▸ **Task description**:
Determine how many lines include "drawn". Give the number and nothing else.

▸ **Dataset content**:
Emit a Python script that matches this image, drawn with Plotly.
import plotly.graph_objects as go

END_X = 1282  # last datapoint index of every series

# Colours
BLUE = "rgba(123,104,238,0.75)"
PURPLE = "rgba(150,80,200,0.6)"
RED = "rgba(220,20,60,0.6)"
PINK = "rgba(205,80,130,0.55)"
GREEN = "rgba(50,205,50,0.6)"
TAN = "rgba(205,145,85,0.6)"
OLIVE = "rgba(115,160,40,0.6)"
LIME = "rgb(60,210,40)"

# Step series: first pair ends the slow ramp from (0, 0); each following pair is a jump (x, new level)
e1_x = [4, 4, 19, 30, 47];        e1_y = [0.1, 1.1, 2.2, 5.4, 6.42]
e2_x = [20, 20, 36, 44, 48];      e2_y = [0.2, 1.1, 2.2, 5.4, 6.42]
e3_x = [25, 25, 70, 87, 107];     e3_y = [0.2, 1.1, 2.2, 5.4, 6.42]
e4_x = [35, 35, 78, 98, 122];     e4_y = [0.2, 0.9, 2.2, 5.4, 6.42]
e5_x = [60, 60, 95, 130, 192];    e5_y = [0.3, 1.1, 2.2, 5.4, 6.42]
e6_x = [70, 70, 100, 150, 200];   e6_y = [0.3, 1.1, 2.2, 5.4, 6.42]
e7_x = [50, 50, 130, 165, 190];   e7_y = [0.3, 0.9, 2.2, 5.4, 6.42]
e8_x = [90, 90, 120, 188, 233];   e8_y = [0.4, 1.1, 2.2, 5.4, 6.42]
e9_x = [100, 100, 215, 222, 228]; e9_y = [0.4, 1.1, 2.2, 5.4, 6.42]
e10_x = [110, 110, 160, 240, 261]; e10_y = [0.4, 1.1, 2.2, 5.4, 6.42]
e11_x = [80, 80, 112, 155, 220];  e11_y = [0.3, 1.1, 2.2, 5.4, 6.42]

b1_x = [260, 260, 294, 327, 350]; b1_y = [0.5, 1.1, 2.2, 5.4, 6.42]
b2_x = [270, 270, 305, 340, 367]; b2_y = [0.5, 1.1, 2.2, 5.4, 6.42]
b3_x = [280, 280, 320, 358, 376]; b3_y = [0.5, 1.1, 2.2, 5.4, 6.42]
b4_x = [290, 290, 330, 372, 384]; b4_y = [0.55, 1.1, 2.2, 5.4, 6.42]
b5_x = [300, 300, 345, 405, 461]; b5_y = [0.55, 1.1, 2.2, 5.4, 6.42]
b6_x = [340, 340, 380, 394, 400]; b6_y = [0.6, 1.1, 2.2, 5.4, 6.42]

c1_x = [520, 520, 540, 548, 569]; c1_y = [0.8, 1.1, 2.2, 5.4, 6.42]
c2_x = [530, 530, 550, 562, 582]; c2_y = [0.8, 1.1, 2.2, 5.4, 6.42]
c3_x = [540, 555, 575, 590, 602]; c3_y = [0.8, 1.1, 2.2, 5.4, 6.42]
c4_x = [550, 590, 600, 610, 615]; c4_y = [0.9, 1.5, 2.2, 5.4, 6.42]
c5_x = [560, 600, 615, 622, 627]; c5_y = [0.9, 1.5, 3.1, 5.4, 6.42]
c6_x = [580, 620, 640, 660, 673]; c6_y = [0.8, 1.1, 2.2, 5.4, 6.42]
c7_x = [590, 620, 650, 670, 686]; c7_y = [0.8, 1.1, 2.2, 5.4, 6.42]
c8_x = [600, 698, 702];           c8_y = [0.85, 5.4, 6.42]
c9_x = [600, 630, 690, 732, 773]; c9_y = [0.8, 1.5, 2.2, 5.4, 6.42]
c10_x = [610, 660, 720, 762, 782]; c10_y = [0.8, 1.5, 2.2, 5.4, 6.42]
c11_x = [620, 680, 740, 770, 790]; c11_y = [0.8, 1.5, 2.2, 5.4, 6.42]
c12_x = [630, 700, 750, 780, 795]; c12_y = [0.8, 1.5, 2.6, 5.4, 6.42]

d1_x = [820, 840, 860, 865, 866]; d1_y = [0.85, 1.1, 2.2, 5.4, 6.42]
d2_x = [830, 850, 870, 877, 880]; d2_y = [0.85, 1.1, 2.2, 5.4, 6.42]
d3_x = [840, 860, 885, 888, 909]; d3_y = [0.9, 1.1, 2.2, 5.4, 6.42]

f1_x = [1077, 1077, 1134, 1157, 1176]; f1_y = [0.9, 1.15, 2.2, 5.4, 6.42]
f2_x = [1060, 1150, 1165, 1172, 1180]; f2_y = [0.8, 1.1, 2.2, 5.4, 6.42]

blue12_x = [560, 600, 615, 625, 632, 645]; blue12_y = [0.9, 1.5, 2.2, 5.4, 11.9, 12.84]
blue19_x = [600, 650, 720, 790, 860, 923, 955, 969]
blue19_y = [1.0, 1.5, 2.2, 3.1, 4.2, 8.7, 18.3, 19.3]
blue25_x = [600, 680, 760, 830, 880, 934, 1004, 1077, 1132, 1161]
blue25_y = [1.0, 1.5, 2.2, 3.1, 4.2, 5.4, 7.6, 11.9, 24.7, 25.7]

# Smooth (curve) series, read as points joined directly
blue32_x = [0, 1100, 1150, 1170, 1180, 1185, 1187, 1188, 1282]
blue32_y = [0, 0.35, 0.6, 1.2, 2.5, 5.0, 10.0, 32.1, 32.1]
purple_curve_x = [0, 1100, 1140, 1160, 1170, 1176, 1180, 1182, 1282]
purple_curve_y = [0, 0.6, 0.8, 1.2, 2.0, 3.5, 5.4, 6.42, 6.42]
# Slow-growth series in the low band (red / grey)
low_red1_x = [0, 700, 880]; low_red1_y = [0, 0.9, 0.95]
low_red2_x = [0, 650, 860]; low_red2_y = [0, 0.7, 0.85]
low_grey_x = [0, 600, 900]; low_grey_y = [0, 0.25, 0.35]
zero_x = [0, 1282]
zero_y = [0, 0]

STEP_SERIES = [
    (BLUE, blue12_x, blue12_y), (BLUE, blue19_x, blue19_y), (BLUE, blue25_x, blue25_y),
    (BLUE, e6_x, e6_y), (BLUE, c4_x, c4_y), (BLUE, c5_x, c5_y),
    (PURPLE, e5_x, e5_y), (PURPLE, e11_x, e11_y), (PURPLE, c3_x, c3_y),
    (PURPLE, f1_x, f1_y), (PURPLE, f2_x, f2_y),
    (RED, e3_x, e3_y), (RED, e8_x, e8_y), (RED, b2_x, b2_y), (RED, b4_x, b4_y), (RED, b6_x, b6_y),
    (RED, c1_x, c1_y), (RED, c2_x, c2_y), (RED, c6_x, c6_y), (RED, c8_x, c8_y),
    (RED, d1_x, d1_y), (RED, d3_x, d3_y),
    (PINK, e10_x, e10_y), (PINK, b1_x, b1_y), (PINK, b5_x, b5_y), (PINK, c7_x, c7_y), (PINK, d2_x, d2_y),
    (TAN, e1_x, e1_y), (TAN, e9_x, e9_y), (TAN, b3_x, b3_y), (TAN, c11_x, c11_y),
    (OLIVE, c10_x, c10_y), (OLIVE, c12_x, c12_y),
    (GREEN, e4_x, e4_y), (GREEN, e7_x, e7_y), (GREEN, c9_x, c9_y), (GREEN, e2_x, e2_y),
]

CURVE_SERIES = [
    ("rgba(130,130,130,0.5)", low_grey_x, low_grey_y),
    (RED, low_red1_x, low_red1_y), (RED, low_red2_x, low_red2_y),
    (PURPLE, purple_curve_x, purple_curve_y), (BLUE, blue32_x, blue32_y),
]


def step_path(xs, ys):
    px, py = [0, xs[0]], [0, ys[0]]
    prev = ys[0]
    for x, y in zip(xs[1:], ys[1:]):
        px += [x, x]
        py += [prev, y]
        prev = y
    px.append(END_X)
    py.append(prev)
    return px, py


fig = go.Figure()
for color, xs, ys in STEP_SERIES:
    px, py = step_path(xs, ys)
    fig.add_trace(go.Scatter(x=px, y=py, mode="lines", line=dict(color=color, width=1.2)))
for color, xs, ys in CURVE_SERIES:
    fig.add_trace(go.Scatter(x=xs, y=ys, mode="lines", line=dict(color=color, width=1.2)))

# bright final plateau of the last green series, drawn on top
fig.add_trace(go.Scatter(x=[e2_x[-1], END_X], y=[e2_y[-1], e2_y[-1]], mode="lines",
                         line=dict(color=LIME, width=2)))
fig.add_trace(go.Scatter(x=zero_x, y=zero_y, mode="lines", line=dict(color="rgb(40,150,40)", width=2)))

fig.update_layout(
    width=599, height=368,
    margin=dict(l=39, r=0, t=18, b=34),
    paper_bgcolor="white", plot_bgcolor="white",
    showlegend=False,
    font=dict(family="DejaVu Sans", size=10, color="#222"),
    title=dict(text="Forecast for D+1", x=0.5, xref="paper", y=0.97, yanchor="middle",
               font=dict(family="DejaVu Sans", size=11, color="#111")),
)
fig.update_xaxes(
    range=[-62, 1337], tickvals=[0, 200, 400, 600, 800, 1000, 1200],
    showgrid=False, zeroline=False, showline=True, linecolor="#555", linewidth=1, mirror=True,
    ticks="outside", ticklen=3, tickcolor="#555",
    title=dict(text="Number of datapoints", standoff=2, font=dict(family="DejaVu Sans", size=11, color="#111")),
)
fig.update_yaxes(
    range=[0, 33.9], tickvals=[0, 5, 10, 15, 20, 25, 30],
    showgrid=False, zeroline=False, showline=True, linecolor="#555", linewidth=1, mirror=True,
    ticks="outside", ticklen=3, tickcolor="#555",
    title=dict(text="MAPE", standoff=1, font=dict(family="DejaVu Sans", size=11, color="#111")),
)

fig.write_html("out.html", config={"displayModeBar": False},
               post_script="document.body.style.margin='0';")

▸ **Response to the exercise**:
2